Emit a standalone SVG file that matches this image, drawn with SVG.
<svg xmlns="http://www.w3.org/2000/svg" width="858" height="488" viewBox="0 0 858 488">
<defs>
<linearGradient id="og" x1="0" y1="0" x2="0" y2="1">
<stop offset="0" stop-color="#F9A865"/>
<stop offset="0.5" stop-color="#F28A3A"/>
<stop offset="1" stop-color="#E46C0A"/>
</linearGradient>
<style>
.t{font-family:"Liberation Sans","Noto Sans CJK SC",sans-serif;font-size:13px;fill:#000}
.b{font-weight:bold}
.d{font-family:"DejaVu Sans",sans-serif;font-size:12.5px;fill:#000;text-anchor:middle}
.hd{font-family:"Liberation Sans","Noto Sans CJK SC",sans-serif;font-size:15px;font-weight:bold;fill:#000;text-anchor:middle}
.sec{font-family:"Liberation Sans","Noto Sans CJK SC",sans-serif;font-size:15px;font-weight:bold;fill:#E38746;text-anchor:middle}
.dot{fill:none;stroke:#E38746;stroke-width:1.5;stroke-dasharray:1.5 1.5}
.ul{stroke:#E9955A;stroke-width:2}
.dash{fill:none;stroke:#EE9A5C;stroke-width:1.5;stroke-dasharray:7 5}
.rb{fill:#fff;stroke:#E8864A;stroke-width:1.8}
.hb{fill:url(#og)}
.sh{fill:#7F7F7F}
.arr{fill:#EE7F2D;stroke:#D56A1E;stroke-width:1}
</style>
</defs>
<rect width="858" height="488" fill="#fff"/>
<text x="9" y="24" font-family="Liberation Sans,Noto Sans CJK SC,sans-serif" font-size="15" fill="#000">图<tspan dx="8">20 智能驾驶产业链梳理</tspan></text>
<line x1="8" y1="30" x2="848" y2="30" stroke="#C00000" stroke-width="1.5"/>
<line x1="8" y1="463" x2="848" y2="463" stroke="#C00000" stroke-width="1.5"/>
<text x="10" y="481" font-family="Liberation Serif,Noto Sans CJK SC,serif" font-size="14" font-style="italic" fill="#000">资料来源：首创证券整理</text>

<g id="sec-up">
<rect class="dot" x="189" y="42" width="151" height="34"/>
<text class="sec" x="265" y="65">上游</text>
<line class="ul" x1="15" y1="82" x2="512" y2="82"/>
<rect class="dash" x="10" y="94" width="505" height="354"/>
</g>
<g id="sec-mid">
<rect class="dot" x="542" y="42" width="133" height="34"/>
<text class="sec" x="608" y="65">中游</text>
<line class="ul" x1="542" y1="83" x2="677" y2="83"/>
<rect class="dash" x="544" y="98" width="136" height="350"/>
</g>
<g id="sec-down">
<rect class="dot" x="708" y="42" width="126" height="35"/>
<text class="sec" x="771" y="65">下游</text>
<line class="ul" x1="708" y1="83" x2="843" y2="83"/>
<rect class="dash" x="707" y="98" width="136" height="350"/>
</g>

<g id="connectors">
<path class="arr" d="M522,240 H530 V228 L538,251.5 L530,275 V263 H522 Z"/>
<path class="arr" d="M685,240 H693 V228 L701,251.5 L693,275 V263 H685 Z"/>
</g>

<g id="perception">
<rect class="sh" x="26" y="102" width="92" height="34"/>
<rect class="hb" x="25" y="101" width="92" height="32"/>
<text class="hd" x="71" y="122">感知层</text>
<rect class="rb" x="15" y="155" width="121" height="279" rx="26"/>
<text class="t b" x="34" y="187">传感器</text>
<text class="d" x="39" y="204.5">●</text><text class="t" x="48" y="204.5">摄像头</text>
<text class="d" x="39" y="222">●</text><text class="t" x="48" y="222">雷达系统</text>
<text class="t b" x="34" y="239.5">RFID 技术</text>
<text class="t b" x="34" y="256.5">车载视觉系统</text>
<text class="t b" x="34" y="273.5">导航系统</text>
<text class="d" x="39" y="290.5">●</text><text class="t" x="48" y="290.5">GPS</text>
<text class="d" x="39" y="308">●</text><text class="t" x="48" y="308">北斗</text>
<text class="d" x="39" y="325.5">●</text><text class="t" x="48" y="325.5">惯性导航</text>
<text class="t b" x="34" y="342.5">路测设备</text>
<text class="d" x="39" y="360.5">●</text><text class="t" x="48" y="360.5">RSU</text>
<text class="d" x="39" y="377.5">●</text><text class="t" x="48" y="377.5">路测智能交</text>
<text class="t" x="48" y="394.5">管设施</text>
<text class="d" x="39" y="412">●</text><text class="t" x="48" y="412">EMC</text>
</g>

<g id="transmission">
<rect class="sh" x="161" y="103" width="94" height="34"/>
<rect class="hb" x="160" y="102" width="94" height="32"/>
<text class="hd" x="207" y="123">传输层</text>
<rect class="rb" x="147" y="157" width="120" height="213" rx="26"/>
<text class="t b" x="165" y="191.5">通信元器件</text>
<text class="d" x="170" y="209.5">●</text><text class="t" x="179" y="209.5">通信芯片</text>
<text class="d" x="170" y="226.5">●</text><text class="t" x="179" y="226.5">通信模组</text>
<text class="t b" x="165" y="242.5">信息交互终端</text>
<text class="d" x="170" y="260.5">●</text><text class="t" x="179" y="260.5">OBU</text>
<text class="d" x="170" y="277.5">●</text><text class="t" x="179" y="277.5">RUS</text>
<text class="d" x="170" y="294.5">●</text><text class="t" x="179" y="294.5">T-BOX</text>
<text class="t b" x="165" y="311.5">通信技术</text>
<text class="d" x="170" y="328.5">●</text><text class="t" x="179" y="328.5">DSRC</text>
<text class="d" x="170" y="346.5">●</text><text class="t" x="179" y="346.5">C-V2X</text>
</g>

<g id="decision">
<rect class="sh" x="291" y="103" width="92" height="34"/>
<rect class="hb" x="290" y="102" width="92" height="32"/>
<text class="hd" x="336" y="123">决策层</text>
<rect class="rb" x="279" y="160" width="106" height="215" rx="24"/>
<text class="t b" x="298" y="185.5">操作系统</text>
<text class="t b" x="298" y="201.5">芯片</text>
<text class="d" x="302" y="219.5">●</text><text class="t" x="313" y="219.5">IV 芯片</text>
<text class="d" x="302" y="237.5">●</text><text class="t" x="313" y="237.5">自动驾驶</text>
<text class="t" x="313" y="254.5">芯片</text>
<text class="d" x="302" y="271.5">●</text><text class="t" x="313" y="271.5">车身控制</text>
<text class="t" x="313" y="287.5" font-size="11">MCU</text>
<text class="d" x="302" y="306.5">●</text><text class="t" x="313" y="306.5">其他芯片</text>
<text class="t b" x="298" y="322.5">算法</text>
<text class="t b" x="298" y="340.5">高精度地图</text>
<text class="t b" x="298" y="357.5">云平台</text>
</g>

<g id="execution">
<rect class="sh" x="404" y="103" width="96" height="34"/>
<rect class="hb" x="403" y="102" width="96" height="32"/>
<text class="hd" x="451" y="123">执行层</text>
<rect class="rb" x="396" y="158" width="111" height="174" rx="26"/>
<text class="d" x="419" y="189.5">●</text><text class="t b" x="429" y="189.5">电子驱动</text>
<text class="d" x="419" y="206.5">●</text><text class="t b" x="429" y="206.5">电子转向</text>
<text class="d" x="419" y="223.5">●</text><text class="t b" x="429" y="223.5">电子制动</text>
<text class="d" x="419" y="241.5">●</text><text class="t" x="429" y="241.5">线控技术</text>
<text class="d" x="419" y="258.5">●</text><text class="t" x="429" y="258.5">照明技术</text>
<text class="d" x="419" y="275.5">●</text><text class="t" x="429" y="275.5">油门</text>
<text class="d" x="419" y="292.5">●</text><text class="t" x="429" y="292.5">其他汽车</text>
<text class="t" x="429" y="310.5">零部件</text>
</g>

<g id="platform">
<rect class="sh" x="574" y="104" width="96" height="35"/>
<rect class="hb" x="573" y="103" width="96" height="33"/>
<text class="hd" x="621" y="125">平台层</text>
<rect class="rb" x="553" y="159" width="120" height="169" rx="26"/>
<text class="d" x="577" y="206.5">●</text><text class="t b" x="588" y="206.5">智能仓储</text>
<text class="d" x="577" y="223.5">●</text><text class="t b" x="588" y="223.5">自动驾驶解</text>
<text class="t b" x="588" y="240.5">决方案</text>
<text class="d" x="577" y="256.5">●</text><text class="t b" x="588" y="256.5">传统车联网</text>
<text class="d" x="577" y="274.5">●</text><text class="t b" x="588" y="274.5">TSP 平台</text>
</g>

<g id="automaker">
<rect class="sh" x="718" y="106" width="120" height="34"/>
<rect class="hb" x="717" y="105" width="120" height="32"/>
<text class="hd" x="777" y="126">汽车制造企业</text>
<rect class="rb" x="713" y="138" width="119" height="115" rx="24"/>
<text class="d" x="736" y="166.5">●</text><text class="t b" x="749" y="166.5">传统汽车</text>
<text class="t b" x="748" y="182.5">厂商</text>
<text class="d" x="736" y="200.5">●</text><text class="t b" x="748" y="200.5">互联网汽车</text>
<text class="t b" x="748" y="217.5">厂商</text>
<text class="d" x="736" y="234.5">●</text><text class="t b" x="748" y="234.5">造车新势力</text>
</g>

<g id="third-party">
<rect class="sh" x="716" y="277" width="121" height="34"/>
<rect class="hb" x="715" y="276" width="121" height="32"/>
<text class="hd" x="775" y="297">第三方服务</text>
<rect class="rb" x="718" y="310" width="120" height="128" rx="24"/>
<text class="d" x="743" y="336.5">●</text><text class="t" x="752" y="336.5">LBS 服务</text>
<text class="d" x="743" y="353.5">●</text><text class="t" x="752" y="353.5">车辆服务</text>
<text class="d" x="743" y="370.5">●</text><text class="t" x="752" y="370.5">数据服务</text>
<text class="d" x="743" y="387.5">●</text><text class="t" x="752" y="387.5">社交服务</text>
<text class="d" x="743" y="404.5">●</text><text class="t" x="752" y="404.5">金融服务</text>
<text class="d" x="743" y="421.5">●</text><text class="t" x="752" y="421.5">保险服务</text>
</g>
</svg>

** Work instructions **
All lines from the beginning of the material above through the one with "Serif,Noto Sans CJK" need to be returned exactly; please return those and only those.

** Finished exercise **
Emit a standalone SVG file that matches this image, drawn with SVG.
<svg xmlns="http://www.w3.org/2000/svg" width="858" height="488" viewBox="0 0 858 488">
<defs>
<linearGradient id="og" x1="0" y1="0" x2="0" y2="1">
<stop offset="0" stop-color="#F9A865"/>
<stop offset="0.5" stop-color="#F28A3A"/>
<stop offset="1" stop-color="#E46C0A"/>
</linearGradient>
<style>
.t{font-family:"Liberation Sans","Noto Sans CJK SC",sans-serif;font-size:13px;fill:#000}
.b{font-weight:bold}
.d{font-family:"DejaVu Sans",sans-serif;font-size:12.5px;fill:#000;text-anchor:middle}
.hd{font-family:"Liberation Sans","Noto Sans CJK SC",sans-serif;font-size:15px;font-weight:bold;fill:#000;text-anchor:middle}
.sec{font-family:"Liberation Sans","Noto Sans CJK SC",sans-serif;font-size:15px;font-weight:bold;fill:#E38746;text-anchor:middle}
.dot{fill:none;stroke:#E38746;stroke-width:1.5;stroke-dasharray:1.5 1.5}
.ul{stroke:#E9955A;stroke-width:2}
.dash{fill:none;stroke:#EE9A5C;stroke-width:1.5;stroke-dasharray:7 5}
.rb{fill:#fff;stroke:#E8864A;stroke-width:1.8}
.hb{fill:url(#og)}
.sh{fill:#7F7F7F}
.arr{fill:#EE7F2D;stroke:#D56A1E;stroke-width:1}
</style>
</defs>
<rect width="858" height="488" fill="#fff"/>
<text x="9" y="24" font-family="Liberation Sans,Noto Sans CJK SC,sans-serif" font-size="15" fill="#000">图<tspan dx="8">20 智能驾驶产业链梳理</tspan></text>
<line x1="8" y1="30" x2="848" y2="30" stroke="#C00000" stroke-width="1.5"/>
<line x1="8" y1="463" x2="848" y2="463" stroke="#C00000" stroke-width="1.5"/>
<text x="10" y="481" font-family="Liberation Serif,Noto Sans CJK SC,serif" font-size="14" font-style="italic" fill="#000">资料来源：首创证券整理</text>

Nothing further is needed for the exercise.